Predicting the phase equilibria of refrigerant gas hydrate systems in the presence of electrolytes using molecular theory

Abstract

Hydrate-based desalination (HyDesal) has been proposed as one of the promising technologies to remove salts from seawater and brackish water. At the appropriate temperature and pressure, water molecules in brine can form cages around a guest molecule, thereby forming a separate ice-like solid phase that is free of salt. The process can be energy intensive due to the high refrigeration load required to cool the brine and gas feed below the hydrate formation temperature. Fluorinated refrigerants have been proposed as potential guest molecules that can form hydrates near ambient conditions, thus minimizing the energy requirement of the process. Hence, understanding the inhibition effect of electrolytes on the phase behavior of refrigerant hydrates is vital for the design and optimization of HyDesal processes.
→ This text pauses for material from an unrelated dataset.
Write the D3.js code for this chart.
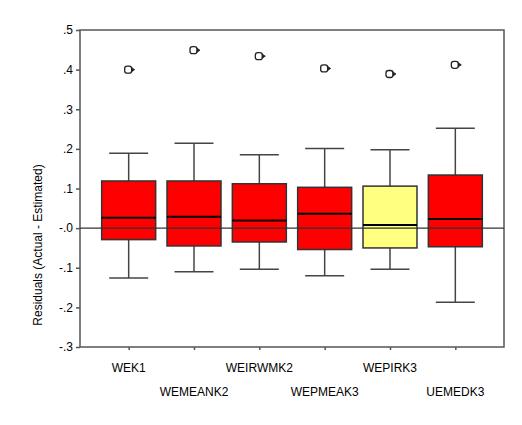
<!DOCTYPE html>
<html>
<head>
<meta charset="utf-8">
<script src="https://cdn.jsdelivr.net/npm/d3@7"></script>
<style>
  body { margin: 0; background: #fff; }
  text { font-family: Arial, "Liberation Sans", sans-serif; fill: #000; }
</style>
</head>
<body>
<div id="chart"></div>
<script>
//Datos
const categorias = ['WEK1', 'WEMEANK2', 'WEIRWMK2', 'WEPMEAK3', 'WEPIRK3', 'UEMEDK3'];
const whiskerBajo = [-0.126, -0.110, -0.104, -0.120, -0.104, -0.187];
const q1 = [-0.029, -0.045, -0.035, -0.054, -0.050, -0.047];
const mediana = [0.026, 0.029, 0.019, 0.036, 0.008, 0.023];
const q3 = [0.119, 0.119, 0.112, 0.103, 0.106, 0.134];
const whiskerAlto = [0.189, 0.214, 0.185, 0.201, 0.198, 0.252];
const atipicos = [0.400, 0.449, 0.434, 0.403, 0.389, 0.412];
const resaltado = [false, false, false, false, true, false];
const yTicks = [0.5, 0.4, 0.3, 0.2, 0.1, 0, -0.1, -0.2, -0.3];
const yTickLabels = ['.5', '.4', '.3', '.2', '.1', '-.0', '-.1', '-.2', '-.3'];

const COLOR_BOX = '#FF0000', COLOR_HIGHLIGHT = '#FFFF80';

let data = categorias.map(function(c, i) {
    return { cat: c, lo: whiskerBajo[i], q1: q1[i], med: mediana[i], q3: q3[i], hi: whiskerAlto[i], out: atipicos[i], hl: resaltado[i] };
});

let margin = {top: 30, right: 18, bottom: 78, left: 80},
    width = 522 - margin.left - margin.right,
    height = 425 - margin.top - margin.bottom;

let svg = d3.select('#chart')
    .append('svg')
        .attr('width', 522)
        .attr('height', 425)
    .append('g')
        .attr('transform', 'translate(' + margin.left + ',' + margin.top + ')');

let x = d3.scalePoint()
    .domain(categorias)
    .range([0, width])
    .padding(0.745);

let y = d3.scaleLinear()
    .domain([-0.3, 0.5])
    .range([height, 0]);

//Marco
svg.append('rect')
    .attr('width', width)
    .attr('height', height)
    .attr('fill', 'none')
    .attr('stroke', '#555')
    .attr('stroke-width', 1.5);

//Eje Y
let yAxis = svg.append('g')
    .call(d3.axisLeft(y).tickValues(yTicks).tickSize(4).tickPadding(3)
        .tickFormat(function(d, i) { return yTickLabels[i]; }));
yAxis.select('.domain').remove();
yAxis.selectAll('.tick line').attr('stroke', '#555').attr('stroke-width', 1.5);
yAxis.selectAll('.tick text').attr('font-size', '12px').style('font-family', 'Arial, "Liberation Sans", sans-serif');

//Eje X
let xAxis = svg.append('g')
    .attr('transform', 'translate(0,' + height + ')')
    .call(d3.axisBottom(x).tickSize(3).tickFormat(''));
xAxis.select('.domain').remove();
xAxis.selectAll('.tick line').attr('stroke', '#555').attr('stroke-width', 1.5);

svg.append('g')
    .selectAll('text')
    .data(categorias)
    .enter()
    .append('text')
    .attr('x', function(d) { return x(d); })
    .attr('y', function(d, i) { return height + (i % 2 == 0 ? 25 : 49); })
    .attr('text-anchor', 'middle')
    .attr('font-size', '12px')
    .text(function(d) { return d; });

//Título eje Y
svg.append('text')
    .attr('transform', 'translate(' + (-38) + ',' + 215 + ') rotate(-90)')
    .attr('text-anchor', 'middle')
    .attr('font-size', '12px')
    .text('Residuals (Actual - Estimated)');

//Cajas
let boxW = 54, capW = 39;
let grupos = svg.append('g')
    .selectAll('g')
    .data(data)
    .enter()
    .append('g')
    .attr('transform', function(d) { return 'translate(' + x(d.cat) + ',0)'; });

grupos.append('line')
    .attr('x1', 0).attr('x2', 0)
    .attr('y1', function(d) { return y(d.hi); })
    .attr('y2', function(d) { return y(d.lo); })
    .attr('stroke', '#444').attr('stroke-width', 1.5);

grupos.append('line')
    .attr('x1', -capW / 2).attr('x2', capW / 2)
    .attr('y1', function(d) { return y(d.hi); })
    .attr('y2', function(d) { return y(d.hi); })
    .attr('stroke', '#444').attr('stroke-width', 1.5);

grupos.append('line')
    .attr('x1', -capW / 2).attr('x2', capW / 2)
    .attr('y1', function(d) { return y(d.lo); })
    .attr('y2', function(d) { return y(d.lo); })
    .attr('stroke', '#444').attr('stroke-width', 1.5);

grupos.append('rect')
    .attr('x', -boxW / 2)
    .attr('width', boxW)
    .attr('y', function(d) { return y(d.q3); })
    .attr('height', function(d) { return y(d.q1) - y(d.q3); })
    .attr('fill', function(d) { return d.hl ? COLOR_HIGHLIGHT : COLOR_BOX; })
    .attr('stroke', '#333')
    .attr('stroke-width', 1.5);

grupos.append('line')
    .attr('x1', -boxW / 2).attr('x2', boxW / 2)
    .attr('y1', function(d) { return y(d.med); })
    .attr('y2', function(d) { return y(d.med); })
    .attr('stroke', '#000').attr('stroke-width', 2);

//Atípicos
grupos.append('rect')
    .attr('x', -4)
    .attr('y', function(d) { return y(d.out) - 3.5; })
    .attr('width', 7)
    .attr('height', 7)
    .attr('rx', 2.5)
    .attr('fill', 'none')
    .attr('stroke', '#222')
    .attr('stroke-width', 1.3);

grupos.append('path')
    .attr('d', function(d) { return 'M3,' + (y(d.out) - 2) + 'L6,' + y(d.out) + 'L3,' + (y(d.out) + 2) + 'Z'; })
    .attr('fill', '#222')
    .attr('stroke', '#222')
    .attr('stroke-width', 0.8);

//Línea de referencia en cero
svg.append('line')
    .attr('x1', 0).attr('x2', width)
    .attr('y1', y(0)).attr('y2', y(0))
    .attr('stroke', '#333')
    .attr('stroke-width', 1.3);
</script>
</body>
</html>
We present a molecular model that is based on the electrolyte, polar, and perturbed chain form of the statistical associating fluid theory (e-Polar PC-SAFT) combined with the solid solution theory of van der Waals and Platteeuw to fully predict the three-phase equilibria of pure and mixed hydrochlorofluorocarbon and hydrofluorocarbon systems in the presence of NaCl, KCl, CaCl2, and MgCl2. The model captures the effect of the refrigerant structure on the hydrate dissociation conditions and the effect of cation size and charge number on the thermodynamic inhibition of gas hydrates well. Based on a detailed thermodynamic and environmental analysis, three refrigerants (R-32, R-152a, and R-410A) are shortlisted as viable options for HyDesal. All three refrigerants can form hydrates under reasonable conditions, and their phase equilibria show weak dependence on salt concentration.